Providing outdoor activities for children is necessary when trying to educate them about their world, keep them busy, and bring a whole lot of fun into your day.
Outdoor activities help develop young minds by providing children with insight into the world around them. These activities are also helpful because they teach children to play outside and exercise their bodies as well as their minds.
Schoolyard Activities
Schools are becoming more and more in-tune when it comes to getting children outside. Many schools are now initiating schoolyard habitats, where students are able to plant native species and learn how pollinators contribute to plant growth.
In building a schoolyard habitat, students spend part of their day outside learning about plants and animals and about their environment. This simple process could teach students that the Earth is also a living creature. It can also bring out budding environmentalists.
Since students and children are the future, it is important to ingrain this knowledge early.

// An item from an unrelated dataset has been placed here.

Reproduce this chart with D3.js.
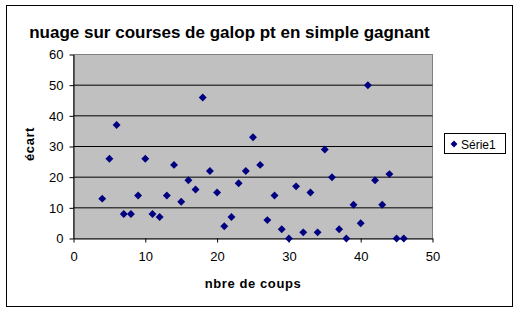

And, when the habitat is done, the school has a permanent natural destination for students to work in year after year.
How to Build a Schoolyard Habitat
- First determine an age group to work on the outdoor wetland, and partner with your child’s school to get this going.
- Gain local support from greenhouses and local growers, who can donate time and plants.

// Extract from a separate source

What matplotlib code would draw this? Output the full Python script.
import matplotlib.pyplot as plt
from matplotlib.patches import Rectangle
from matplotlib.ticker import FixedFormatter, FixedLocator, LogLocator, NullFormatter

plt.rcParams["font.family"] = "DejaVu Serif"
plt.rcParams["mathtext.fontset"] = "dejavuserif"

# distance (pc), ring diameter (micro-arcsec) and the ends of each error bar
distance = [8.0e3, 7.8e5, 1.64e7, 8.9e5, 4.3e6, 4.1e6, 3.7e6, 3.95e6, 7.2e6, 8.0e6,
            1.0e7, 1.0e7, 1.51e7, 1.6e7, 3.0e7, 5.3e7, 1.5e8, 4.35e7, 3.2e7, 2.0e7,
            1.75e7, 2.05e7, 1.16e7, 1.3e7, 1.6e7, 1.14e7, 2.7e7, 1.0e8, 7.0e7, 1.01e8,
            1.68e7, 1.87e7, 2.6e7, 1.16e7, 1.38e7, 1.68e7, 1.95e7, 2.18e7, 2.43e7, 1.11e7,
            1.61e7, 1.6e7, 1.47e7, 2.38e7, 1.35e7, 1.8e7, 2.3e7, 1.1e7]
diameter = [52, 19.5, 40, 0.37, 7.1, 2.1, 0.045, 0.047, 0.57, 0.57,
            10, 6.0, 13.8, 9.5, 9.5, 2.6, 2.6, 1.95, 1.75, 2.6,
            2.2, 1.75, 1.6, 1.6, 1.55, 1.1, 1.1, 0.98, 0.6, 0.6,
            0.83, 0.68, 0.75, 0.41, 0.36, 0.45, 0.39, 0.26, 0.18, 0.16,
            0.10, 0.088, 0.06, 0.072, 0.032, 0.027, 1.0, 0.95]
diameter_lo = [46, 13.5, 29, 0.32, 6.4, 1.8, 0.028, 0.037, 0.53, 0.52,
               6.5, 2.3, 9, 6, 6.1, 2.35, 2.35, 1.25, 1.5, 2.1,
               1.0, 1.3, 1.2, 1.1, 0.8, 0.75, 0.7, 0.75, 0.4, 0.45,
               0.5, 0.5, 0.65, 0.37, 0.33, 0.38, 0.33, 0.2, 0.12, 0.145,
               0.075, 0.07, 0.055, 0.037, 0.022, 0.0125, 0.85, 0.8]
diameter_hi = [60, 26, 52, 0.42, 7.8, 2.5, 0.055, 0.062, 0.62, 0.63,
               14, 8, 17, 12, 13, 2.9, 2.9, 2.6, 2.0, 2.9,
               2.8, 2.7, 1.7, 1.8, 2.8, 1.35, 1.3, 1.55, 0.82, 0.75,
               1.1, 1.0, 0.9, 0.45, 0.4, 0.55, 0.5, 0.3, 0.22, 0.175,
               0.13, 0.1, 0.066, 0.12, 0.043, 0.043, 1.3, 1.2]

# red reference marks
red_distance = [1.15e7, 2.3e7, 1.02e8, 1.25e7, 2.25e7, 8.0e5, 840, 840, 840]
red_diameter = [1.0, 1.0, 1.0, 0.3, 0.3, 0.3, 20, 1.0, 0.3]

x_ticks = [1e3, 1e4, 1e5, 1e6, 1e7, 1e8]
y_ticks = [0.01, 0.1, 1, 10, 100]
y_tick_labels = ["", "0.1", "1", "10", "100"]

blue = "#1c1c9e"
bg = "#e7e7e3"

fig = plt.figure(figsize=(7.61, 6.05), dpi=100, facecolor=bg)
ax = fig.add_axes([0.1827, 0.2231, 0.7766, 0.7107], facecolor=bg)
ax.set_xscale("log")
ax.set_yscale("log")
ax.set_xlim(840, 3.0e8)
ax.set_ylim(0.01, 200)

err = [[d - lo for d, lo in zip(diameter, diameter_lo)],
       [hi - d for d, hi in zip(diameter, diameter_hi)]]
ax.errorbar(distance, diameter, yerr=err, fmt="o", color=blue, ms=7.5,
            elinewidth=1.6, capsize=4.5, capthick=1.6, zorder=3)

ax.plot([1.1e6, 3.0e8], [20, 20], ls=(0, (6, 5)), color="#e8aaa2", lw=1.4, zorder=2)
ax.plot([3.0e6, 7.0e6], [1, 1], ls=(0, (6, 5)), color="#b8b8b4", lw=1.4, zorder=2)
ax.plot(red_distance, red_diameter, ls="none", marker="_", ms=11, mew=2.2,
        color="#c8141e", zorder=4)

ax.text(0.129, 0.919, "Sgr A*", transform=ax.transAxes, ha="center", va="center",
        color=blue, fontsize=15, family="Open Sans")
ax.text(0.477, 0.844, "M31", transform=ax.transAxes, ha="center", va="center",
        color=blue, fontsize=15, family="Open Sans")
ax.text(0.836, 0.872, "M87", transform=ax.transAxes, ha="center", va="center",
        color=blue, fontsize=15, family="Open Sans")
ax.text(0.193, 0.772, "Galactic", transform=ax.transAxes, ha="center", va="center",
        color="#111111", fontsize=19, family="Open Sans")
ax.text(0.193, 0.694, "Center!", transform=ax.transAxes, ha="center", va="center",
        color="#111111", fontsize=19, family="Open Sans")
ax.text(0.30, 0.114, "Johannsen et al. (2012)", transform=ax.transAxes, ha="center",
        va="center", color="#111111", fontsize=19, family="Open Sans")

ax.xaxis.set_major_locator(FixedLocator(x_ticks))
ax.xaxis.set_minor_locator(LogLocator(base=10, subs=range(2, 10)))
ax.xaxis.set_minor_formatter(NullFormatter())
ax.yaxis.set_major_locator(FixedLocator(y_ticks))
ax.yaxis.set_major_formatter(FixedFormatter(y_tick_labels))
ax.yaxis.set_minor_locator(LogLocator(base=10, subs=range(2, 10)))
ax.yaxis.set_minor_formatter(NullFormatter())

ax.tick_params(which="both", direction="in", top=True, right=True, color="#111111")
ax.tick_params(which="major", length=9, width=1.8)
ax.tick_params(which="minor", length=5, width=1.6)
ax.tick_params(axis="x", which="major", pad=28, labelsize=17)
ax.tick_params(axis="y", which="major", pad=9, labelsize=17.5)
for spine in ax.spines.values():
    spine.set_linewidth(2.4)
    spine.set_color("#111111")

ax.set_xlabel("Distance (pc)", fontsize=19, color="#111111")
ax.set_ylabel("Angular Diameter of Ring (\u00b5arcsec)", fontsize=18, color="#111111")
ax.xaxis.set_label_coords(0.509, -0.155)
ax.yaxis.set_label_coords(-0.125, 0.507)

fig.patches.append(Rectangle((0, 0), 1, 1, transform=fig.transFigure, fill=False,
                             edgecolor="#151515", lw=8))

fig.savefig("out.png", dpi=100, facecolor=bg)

- Get the kids involved early by having them each raise a plant indoors until it is large enough to be planted.
- Start planting. Designate your habitat area and draw a map of where each plant will go.
- Have students keep a journal of the experience and keep them involved by returning regularly to the habitat to see new plants and species that have arrived.

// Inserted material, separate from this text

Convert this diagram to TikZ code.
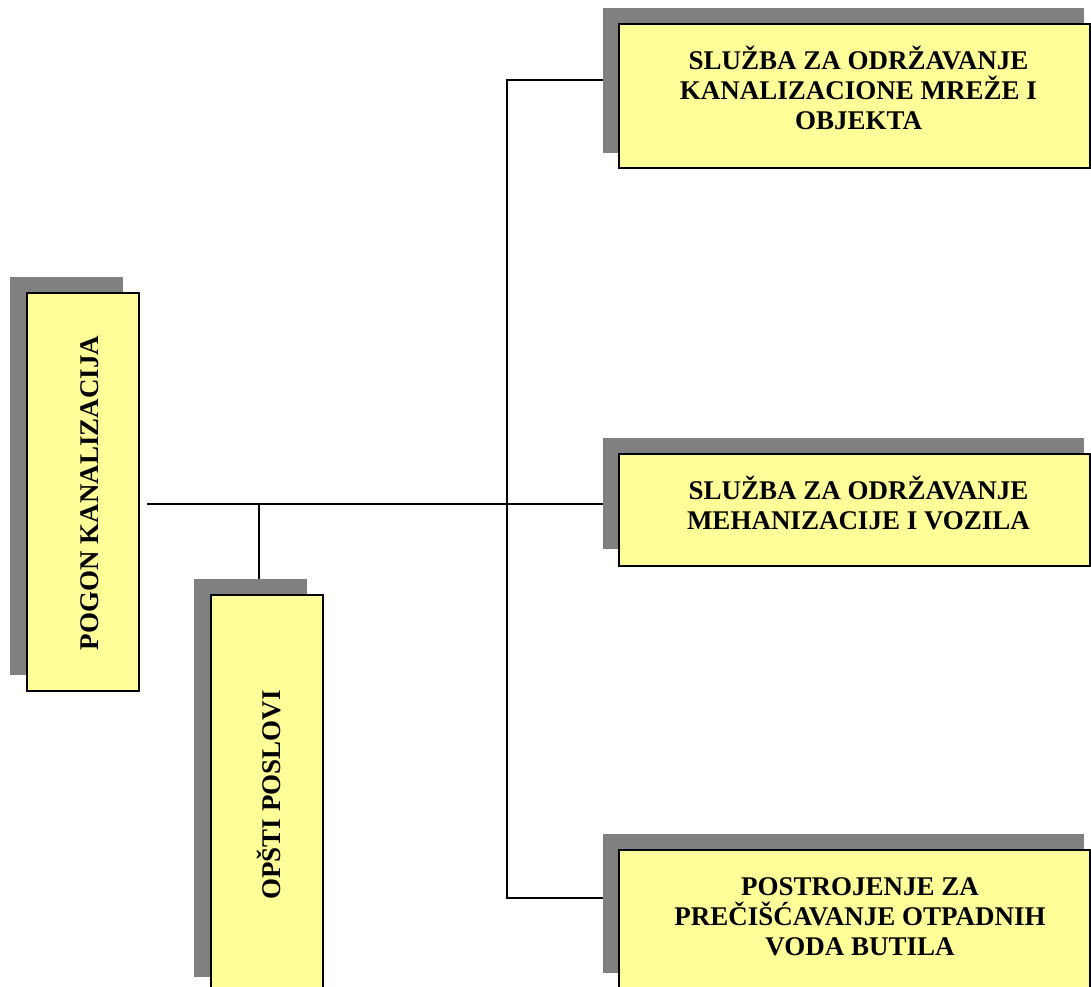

Spring-time Scavenger Hunt
In your own backyard, you can have a springtime scavenger hunt!
Kids are more interested in learning when they can be directly involved in a project. The same goes for environmental and science educations. Create a scavenger hunt for the your child, asking them to find specific plants, birds or insects. They can then draw the species or answer questions about what they observed outside.
Local parks or nature preserves often have events aimed at young children. Take them over to the park and talk to them about what they see there. Each outing can be an educational opportunity.
Be Involved
If you as parents or caregivers have a passion for biking, kayaking or fishing, it is beneficial to get the kids involved too.
Take your child and a group of his/her friends on a fishing trip. Explain the different type of fish, the area in which they live, and how to properly fish without harming the environment.
Activities such as this get kids outdoors, allow them to spend quality time with parents who may be busy most of the time, and teach them about an activity they can continue for the rest of their lives.